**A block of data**
+ + + + + + +

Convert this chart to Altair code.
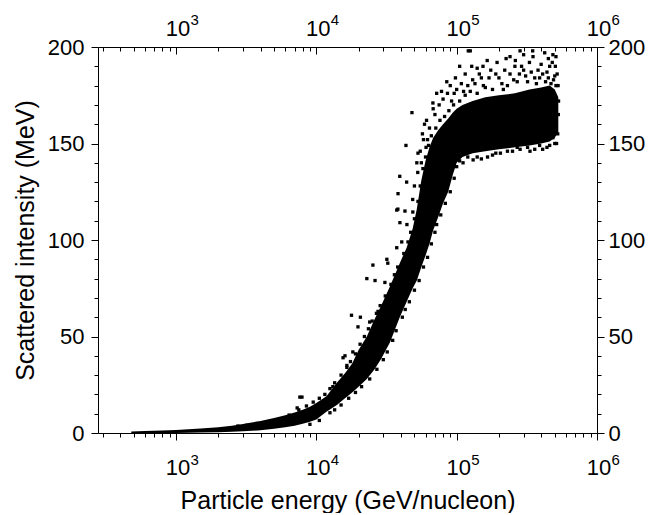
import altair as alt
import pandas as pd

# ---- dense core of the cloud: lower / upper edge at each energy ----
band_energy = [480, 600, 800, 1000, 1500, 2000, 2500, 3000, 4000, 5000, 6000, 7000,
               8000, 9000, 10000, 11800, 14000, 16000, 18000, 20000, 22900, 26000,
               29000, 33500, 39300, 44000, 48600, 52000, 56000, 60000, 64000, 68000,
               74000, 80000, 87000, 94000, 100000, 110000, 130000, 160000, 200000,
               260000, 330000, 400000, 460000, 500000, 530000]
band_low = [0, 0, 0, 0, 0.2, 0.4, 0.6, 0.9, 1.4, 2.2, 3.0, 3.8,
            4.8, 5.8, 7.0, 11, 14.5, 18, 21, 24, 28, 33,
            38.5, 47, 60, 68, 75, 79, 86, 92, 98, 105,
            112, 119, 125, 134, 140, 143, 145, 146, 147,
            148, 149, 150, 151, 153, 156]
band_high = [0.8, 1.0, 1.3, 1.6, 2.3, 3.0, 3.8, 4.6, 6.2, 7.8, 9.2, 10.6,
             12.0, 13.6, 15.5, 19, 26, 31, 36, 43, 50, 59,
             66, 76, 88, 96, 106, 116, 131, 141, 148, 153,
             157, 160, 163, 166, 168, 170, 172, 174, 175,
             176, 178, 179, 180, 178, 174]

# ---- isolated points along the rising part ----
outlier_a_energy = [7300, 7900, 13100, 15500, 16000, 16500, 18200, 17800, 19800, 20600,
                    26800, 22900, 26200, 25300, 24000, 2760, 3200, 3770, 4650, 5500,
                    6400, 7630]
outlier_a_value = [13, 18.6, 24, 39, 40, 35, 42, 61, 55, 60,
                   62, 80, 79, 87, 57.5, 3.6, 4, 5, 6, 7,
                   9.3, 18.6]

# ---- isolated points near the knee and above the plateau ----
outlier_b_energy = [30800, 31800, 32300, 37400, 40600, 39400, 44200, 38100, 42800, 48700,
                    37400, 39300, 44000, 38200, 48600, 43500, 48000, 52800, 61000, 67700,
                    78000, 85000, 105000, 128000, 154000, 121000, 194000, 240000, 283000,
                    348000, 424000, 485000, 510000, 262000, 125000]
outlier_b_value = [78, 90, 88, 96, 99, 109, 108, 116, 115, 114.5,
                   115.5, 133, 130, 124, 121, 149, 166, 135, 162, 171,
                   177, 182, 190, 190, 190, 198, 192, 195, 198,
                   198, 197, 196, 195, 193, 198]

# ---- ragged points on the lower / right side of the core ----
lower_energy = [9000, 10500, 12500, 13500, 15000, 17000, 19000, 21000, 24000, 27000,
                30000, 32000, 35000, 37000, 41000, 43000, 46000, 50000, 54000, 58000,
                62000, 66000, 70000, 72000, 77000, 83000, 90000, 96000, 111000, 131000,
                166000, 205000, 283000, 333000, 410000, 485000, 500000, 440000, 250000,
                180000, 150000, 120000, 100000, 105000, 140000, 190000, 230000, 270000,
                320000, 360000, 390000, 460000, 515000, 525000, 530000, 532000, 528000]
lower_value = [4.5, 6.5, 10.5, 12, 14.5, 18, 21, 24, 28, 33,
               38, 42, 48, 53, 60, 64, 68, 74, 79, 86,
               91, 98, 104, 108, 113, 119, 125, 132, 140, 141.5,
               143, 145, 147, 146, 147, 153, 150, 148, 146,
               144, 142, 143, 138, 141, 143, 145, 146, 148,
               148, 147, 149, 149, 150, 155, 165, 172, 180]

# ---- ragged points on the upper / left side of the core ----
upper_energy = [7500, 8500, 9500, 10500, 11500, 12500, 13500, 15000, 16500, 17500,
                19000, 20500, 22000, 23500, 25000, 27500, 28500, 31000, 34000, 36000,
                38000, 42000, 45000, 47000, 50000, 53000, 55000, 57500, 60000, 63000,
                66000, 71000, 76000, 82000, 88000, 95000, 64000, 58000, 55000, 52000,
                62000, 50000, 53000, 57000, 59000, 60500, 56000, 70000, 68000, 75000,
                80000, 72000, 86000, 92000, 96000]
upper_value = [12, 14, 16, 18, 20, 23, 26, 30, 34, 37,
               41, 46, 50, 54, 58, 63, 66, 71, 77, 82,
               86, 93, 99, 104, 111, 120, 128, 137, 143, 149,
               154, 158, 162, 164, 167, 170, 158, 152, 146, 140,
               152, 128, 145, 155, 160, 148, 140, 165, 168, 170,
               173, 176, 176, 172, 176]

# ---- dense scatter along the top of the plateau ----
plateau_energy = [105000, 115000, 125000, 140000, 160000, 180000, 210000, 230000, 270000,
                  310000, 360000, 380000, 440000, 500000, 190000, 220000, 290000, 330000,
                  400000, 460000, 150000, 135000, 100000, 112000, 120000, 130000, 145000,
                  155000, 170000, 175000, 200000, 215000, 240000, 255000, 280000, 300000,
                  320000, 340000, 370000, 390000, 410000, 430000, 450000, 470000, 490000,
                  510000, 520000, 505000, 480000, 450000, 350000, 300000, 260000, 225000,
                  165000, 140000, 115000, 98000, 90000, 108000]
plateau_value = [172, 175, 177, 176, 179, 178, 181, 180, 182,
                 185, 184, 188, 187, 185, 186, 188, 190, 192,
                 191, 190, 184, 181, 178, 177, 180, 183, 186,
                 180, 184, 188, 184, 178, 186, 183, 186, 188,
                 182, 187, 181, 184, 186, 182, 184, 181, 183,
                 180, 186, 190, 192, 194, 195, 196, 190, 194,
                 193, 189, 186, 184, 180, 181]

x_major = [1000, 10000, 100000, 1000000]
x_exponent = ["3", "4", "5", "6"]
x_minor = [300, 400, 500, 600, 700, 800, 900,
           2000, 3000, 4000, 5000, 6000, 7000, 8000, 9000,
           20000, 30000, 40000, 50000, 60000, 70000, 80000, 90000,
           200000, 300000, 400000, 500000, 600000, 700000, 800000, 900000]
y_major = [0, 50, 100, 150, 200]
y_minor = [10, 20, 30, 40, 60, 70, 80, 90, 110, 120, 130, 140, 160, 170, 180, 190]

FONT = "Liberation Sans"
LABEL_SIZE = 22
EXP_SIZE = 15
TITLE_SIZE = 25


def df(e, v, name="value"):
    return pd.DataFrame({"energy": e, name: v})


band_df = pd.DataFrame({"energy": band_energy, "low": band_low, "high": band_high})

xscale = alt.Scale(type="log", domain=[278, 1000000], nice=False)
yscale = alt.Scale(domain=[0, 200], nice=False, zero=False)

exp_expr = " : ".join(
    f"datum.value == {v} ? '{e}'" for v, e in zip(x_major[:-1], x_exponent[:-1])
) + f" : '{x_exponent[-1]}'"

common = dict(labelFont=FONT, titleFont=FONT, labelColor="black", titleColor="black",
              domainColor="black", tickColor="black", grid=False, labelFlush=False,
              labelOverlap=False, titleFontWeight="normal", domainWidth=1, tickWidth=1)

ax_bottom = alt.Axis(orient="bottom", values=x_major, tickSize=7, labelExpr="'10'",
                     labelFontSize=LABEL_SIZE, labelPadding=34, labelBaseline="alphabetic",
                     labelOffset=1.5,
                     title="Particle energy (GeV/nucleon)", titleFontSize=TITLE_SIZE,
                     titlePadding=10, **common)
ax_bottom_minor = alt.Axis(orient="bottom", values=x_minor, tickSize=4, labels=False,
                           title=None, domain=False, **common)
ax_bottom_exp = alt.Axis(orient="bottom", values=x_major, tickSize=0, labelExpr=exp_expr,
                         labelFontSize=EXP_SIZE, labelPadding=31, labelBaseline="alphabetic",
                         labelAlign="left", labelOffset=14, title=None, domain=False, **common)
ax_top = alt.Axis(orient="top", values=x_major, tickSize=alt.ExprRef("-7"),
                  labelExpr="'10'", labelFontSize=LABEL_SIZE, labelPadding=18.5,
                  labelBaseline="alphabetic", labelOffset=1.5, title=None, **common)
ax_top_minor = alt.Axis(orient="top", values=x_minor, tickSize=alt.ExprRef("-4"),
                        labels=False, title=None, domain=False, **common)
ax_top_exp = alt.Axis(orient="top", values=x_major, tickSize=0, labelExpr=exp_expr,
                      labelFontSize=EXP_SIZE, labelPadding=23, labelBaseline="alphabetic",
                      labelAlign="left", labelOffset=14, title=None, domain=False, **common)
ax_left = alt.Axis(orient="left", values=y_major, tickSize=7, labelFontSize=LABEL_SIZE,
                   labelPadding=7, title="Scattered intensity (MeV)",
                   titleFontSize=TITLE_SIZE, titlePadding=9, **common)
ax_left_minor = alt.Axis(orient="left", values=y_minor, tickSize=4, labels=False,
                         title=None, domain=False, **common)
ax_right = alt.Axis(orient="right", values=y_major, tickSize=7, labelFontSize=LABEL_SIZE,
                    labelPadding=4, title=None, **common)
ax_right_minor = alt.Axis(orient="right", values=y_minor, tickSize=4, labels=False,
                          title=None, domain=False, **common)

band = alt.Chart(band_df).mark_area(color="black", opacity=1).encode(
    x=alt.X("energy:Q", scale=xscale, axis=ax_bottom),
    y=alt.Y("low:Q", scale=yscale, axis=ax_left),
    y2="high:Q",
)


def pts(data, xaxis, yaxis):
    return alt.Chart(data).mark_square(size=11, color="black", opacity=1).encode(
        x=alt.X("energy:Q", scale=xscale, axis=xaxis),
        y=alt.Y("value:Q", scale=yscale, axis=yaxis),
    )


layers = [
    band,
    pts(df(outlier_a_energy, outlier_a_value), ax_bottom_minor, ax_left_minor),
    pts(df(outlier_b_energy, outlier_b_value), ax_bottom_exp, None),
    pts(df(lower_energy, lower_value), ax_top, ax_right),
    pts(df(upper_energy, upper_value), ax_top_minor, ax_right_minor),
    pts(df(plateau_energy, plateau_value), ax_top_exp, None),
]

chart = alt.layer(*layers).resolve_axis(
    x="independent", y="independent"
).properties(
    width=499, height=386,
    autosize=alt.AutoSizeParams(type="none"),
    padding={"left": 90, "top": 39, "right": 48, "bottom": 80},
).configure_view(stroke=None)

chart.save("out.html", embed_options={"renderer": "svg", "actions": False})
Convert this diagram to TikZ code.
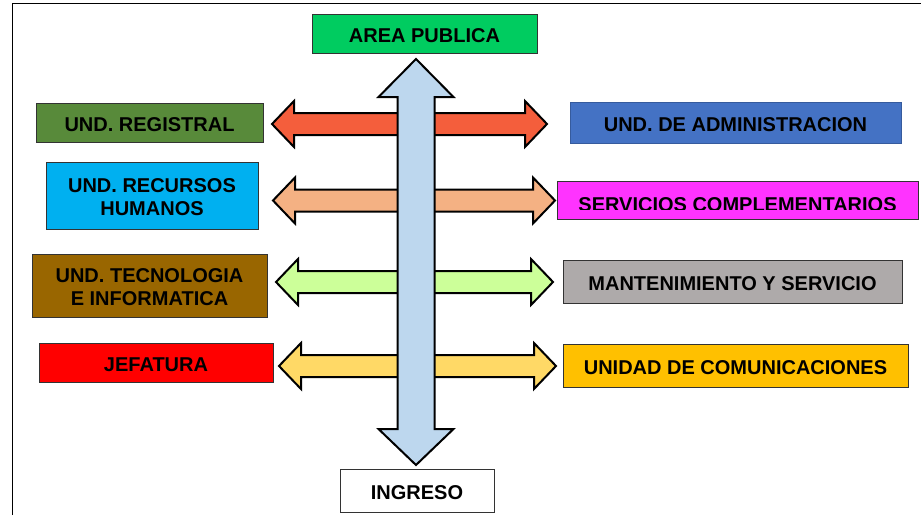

+ + + + + + +

**Task directions**
Pull out every line containing "Convert".

**Answer below**
Convert this chart to Altair code.
Convert this diagram to TikZ code.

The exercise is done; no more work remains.